Abstract

ABSTRACT The philosophical manifestos of the past few decades involving attempts to go beyond constructs, discourses, and structures to the things themselves and a return to ontology and materialism often address the problems of the Anthropocene. Criticism of anthropocentrism and the introduction of the nonhuman into the focus of philosophy opened up new perspectives in solving the problems of idealism. This escape from the discursive aspect and the human factor, which is intended to break out philosophical projects to the outside, to what is on the other side of culture and language, to the planet, to matter, is accompanied by sequences of negations.
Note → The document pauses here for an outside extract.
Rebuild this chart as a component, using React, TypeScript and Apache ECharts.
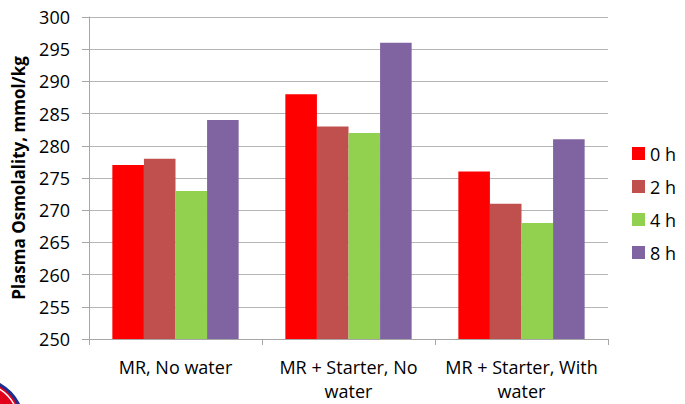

Exploring the outer edge of philosophy, the periphery of culture, dark and marginal subjects, these authors try to construct a kind of anti-discourse, a nonphilosophy. In order to unlock the nonthinkable, what is being proposed to us is an exploration of objects that philosophical thought has heretofore ignored. The path to the nonhuman and nonthinkable lies through nonphilosophy. This article attempts to analyze such negations. It analyzes the function of negation by turning to psychoanalytic theory, in which the examination and modification of negation is one of the key themes. The principal mechanism of analysis is the modified logic of the psychoanalyst Jean Michel Vappereau. But the classical modifications of negation of Sigmund Freud and Jacques Lacan are also considered. The article’s central question—how does one interpret the negation in a human’s turning to the nonhuman, of philosophy to nonphilosophy, of an act of thought to the nonthinkable—is resolved in two ways, which constitute the two sections of the article. The results of the analysis open up obscure ways of interpreting such philosophical manifestos.